In a written statement on Monday, the interim system president, Mike Middleton, said the system needed to “rebuild trust — trust among all our students, the parents of our students, our faculty and staff, our alumni, and our state leaders.”

At Claremont McKenna the backlash has come from other students. The Los Angeles Times reports an open letter with almost 300 signatures criticized protesters’ use of hunger strikes to drive Ms. Spellman to resign as “extremely inappropriate.” The letter went on: “Mary Spellman is a person, a human being, and you put her in a situation where the dean had to decide to sacrifice her whole career or let you starve. No matter what you think of her, as an administrator of this campus she would do anything to ensure your health and well-being. Your claims of democratic principles through assembly are invalidated by the savagery of your actions.”
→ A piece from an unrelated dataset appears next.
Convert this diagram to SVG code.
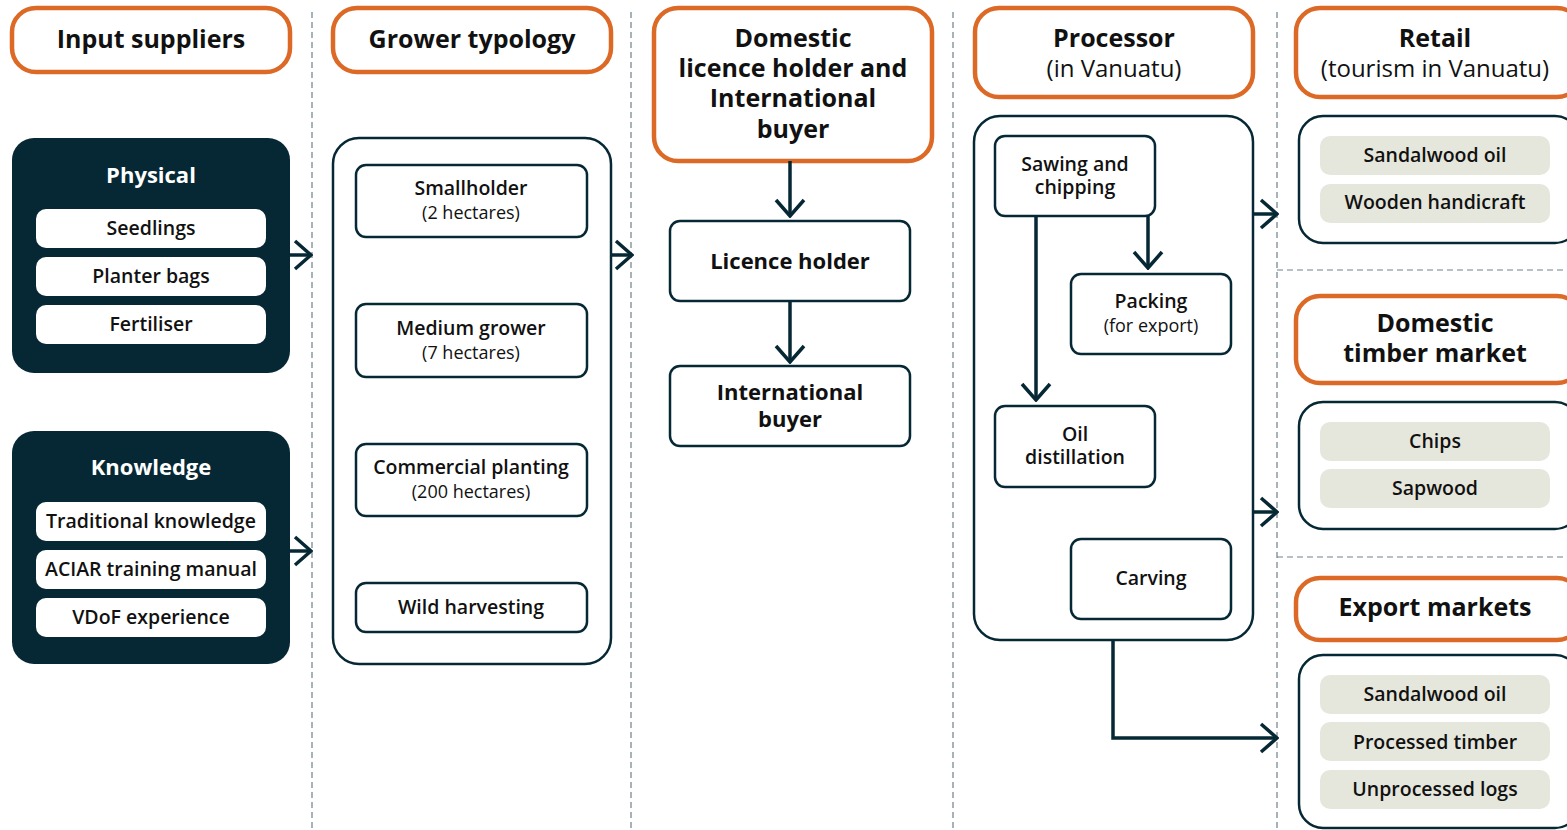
<svg xmlns="http://www.w3.org/2000/svg" width="1567" height="830" viewBox="0 0 1567 830">
<defs>
<style>
text{font-family:"Open Sans","Noto Sans","Liberation Sans",sans-serif;text-anchor:middle;fill:#111;}
.hdr{fill:#fff;stroke:#dc6a26;stroke-width:4.5;}
.ht{font-size:25px;font-weight:700;}
.hr{font-size:24px;font-weight:400;}
.dark{fill:#062835;}
.dt{font-size:22px;font-weight:700;fill:#fff;}
.pill{fill:#fff;}
.pt{font-size:19.5px;font-weight:600;}
.cont{fill:#fff;stroke:#062835;stroke-width:2.5;}
.box{fill:#fff;stroke:#062835;stroke-width:2.5;}
.bt{font-size:19.5px;font-weight:600;}
.br{font-size:18px;font-weight:400;}
.bt2{font-size:22px;font-weight:700;}
.beige{fill:#e6e7dc;}
.sep{stroke:#6f818b;stroke-width:1.2;stroke-dasharray:6 4;fill:none;}
.ln{stroke:#062835;stroke-width:3.5;fill:none;stroke-linejoin:miter;}
</style>
<marker id="chev" viewBox="0 0 20 32" refX="18" refY="16" markerWidth="20" markerHeight="32" markerUnits="userSpaceOnUse" orient="auto">
<path d="M2,2 L18,16 L2,30" fill="none" stroke="#062835" stroke-width="3.5"/>
</marker>
</defs>
<rect width="1567" height="830" fill="#fff"/>

<g id="separators">
<line class="sep" x1="312" y1="12" x2="312" y2="830"/>
<line class="sep" x1="631" y1="12" x2="631" y2="830"/>
<line class="sep" x1="953" y1="12" x2="953" y2="830"/>
<line class="sep" x1="1277" y1="12" x2="1277" y2="830"/>
<line class="sep" x1="1277" y1="270" x2="1567" y2="270"/>
<line class="sep" x1="1277" y1="557" x2="1567" y2="557"/>
</g>

<g id="hdr-input">
<rect class="hdr" x="12" y="8" width="278" height="64" rx="24"/>
<text class="ht" x="151" y="48">Input suppliers</text>
</g>
<g id="hdr-grower">
<rect class="hdr" x="333" y="8" width="278" height="64" rx="24"/>
<text class="ht" x="472" y="48">Grower typology</text>
</g>
<g id="hdr-domestic">
<rect class="hdr" x="654" y="8" width="278" height="153" rx="24"/>
<text class="ht"><tspan x="793" y="47">Domestic</tspan><tspan x="793" y="77">licence holder and</tspan><tspan x="793" y="107">International</tspan><tspan x="793" y="138">buyer</tspan></text>
</g>
<g id="hdr-processor">
<rect class="hdr" x="975" y="8" width="278" height="89" rx="24"/>
<text class="ht"><tspan x="1114" y="47">Processor</tspan><tspan class="hr" x="1114" y="77">(in Vanuatu)</tspan></text>
</g>
<g id="hdr-retail">
<rect class="hdr" x="1296" y="8" width="285" height="89" rx="24"/>
<text class="ht"><tspan x="1435" y="47">Retail</tspan><tspan class="hr" x="1435" y="77">(tourism in Vanuatu)</tspan></text>
</g>
<g id="hdr-timber">
<rect class="hdr" x="1296" y="296" width="285" height="87" rx="24"/>
<text class="ht"><tspan x="1435" y="332">Domestic</tspan><tspan x="1435" y="362">timber market</tspan></text>
</g>
<g id="hdr-export">
<rect class="hdr" x="1296" y="578" width="285" height="62" rx="24"/>
<text class="ht" x="1435" y="616">Export markets</text>
</g>

<g id="physical">
<rect class="dark" x="12" y="138" width="278" height="235" rx="22"/>
<text class="dt" x="151" y="183">Physical</text>
<rect class="pill" x="36" y="209" width="230" height="39" rx="10"/>
<text class="pt" x="151" y="235">Seedlings</text>
<rect class="pill" x="36" y="257" width="230" height="39" rx="10"/>
<text class="pt" x="151" y="283">Planter bags</text>
<rect class="pill" x="36" y="305" width="230" height="39" rx="10"/>
<text class="pt" x="151" y="331">Fertiliser</text>
</g>
<g id="knowledge">
<rect class="dark" x="12" y="431" width="278" height="233" rx="22"/>
<text class="dt" x="151" y="475">Knowledge</text>
<rect class="pill" x="36" y="502" width="230" height="39" rx="10"/>
<text class="pt" x="151" y="528">Traditional knowledge</text>
<rect class="pill" x="36" y="550" width="230" height="39" rx="10"/>
<text class="pt" x="151" y="576">ACIAR training manual</text>
<rect class="pill" x="36" y="598" width="230" height="39" rx="10"/>
<text class="pt" x="151" y="624">VDoF experience</text>
</g>

<g id="grower">
<rect class="cont" x="333" y="138" width="278" height="526" rx="26"/>
<rect class="box" x="356" y="165" width="231" height="72" rx="10"/>
<text class="bt"><tspan x="471" y="195">Smallholder</tspan><tspan class="br" x="471" y="219">(2 hectares)</tspan></text>
<rect class="box" x="356" y="304" width="231" height="73" rx="10"/>
<text class="bt"><tspan x="471" y="335">Medium grower</tspan><tspan class="br" x="471" y="359">(7 hectares)</tspan></text>
<rect class="box" x="356" y="444" width="231" height="72" rx="10"/>
<text class="bt"><tspan x="471" y="474">Commercial planting</tspan><tspan class="br" x="471" y="498">(200 hectares)</tspan></text>
<rect class="box" x="356" y="583" width="231" height="49" rx="10"/>
<text class="bt" x="471" y="614">Wild harvesting</text>
</g>

<g id="licence">
<rect class="box" x="670" y="221" width="240" height="80" rx="10"/>
<text class="bt2" x="790" y="269">Licence holder</text>
</g>
<g id="intl">
<rect class="box" x="670" y="366" width="240" height="80" rx="10"/>
<text class="bt2"><tspan x="790" y="400">International</tspan><tspan x="790" y="427">buyer</tspan></text>
</g>

<g id="processor">
<rect class="cont" x="974" y="116" width="279" height="524" rx="26"/>
<rect class="box" x="995" y="136" width="160" height="80" rx="10"/>
<text class="bt"><tspan x="1075" y="171">Sawing and</tspan><tspan x="1075" y="194">chipping</tspan></text>
<rect class="box" x="1071" y="274" width="160" height="80" rx="10"/>
<text class="bt"><tspan x="1151" y="308">Packing</tspan><tspan class="br" x="1151" y="332">(for export)</tspan></text>
<rect class="box" x="995" y="406" width="160" height="81" rx="10"/>
<text class="bt"><tspan x="1075" y="441">Oil</tspan><tspan x="1075" y="464">distillation</tspan></text>
<rect class="box" x="1071" y="539" width="160" height="80" rx="10"/>
<text class="bt" x="1151" y="585">Carving</text>
</g>

<g id="retail">
<rect class="cont" x="1299" y="116" width="280" height="127" rx="24"/>
<rect class="beige" x="1320" y="136" width="230" height="39" rx="10"/>
<text class="pt" x="1435" y="162">Sandalwood oil</text>
<rect class="beige" x="1320" y="184" width="230" height="39" rx="10"/>
<text class="pt" x="1435" y="209">Wooden handicraft</text>
</g>
<g id="timber">
<rect class="cont" x="1299" y="402" width="280" height="127" rx="24"/>
<rect class="beige" x="1320" y="422" width="230" height="39" rx="10"/>
<text class="pt" x="1435" y="448">Chips</text>
<rect class="beige" x="1320" y="469" width="230" height="39" rx="10"/>
<text class="pt" x="1435" y="495">Sapwood</text>
</g>
<g id="export">
<rect class="cont" x="1299" y="655" width="280" height="173" rx="24"/>
<rect class="beige" x="1320" y="675" width="230" height="39" rx="10"/>
<text class="pt" x="1435" y="701">Sandalwood oil</text>
<rect class="beige" x="1320" y="722" width="230" height="39" rx="10"/>
<text class="pt" x="1435" y="749">Processed timber</text>
<rect class="beige" x="1320" y="770" width="230" height="39" rx="10"/>
<text class="pt" x="1435" y="796">Unprocessed logs</text>
</g>

<g id="connectors">
<line class="ln" x1="290" y1="255" x2="311" y2="255" marker-end="url(#chev)"/>
<line class="ln" x1="290" y1="551" x2="311" y2="551" marker-end="url(#chev)"/>
<line class="ln" x1="611" y1="255" x2="632" y2="255" marker-end="url(#chev)"/>
<line class="ln" x1="790" y1="161" x2="790" y2="216" marker-end="url(#chev)"/>
<line class="ln" x1="790" y1="301" x2="790" y2="362" marker-end="url(#chev)"/>
<line class="ln" x1="1036" y1="216" x2="1036" y2="400" marker-end="url(#chev)"/>
<line class="ln" x1="1148" y1="216" x2="1148" y2="268" marker-end="url(#chev)"/>
<line class="ln" x1="1253" y1="214" x2="1277" y2="214" marker-end="url(#chev)"/>
<line class="ln" x1="1253" y1="512" x2="1277" y2="512" marker-end="url(#chev)"/>
<polyline class="ln" points="1113,640 1113,738 1277,738" marker-end="url(#chev)"/>
</g>
</svg>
The letter, written on behalf of the students by Nathanial Tsai, a junior, also criticizes protesters’ use of profanity, as well as the college’s vice president for student affairs for standing “idle” as protesters took aim at Ms. Spellman.

The letter wasn’t the first gesture of dissent. Late last week the leadership of The Claremont Independent, a right-leaning student publication, issued a full-throated denunciation of the protests. And this week two students began soliciting letters in support of the ousted dean. In a statement on their website the students said they were gathering the letters to assist in Ms. Spellman’s search for a new job.

Complaints against the dean were broad, but were touched off by an email in which she told a student that the college sought to support students “who don’t fit our CMC mold.”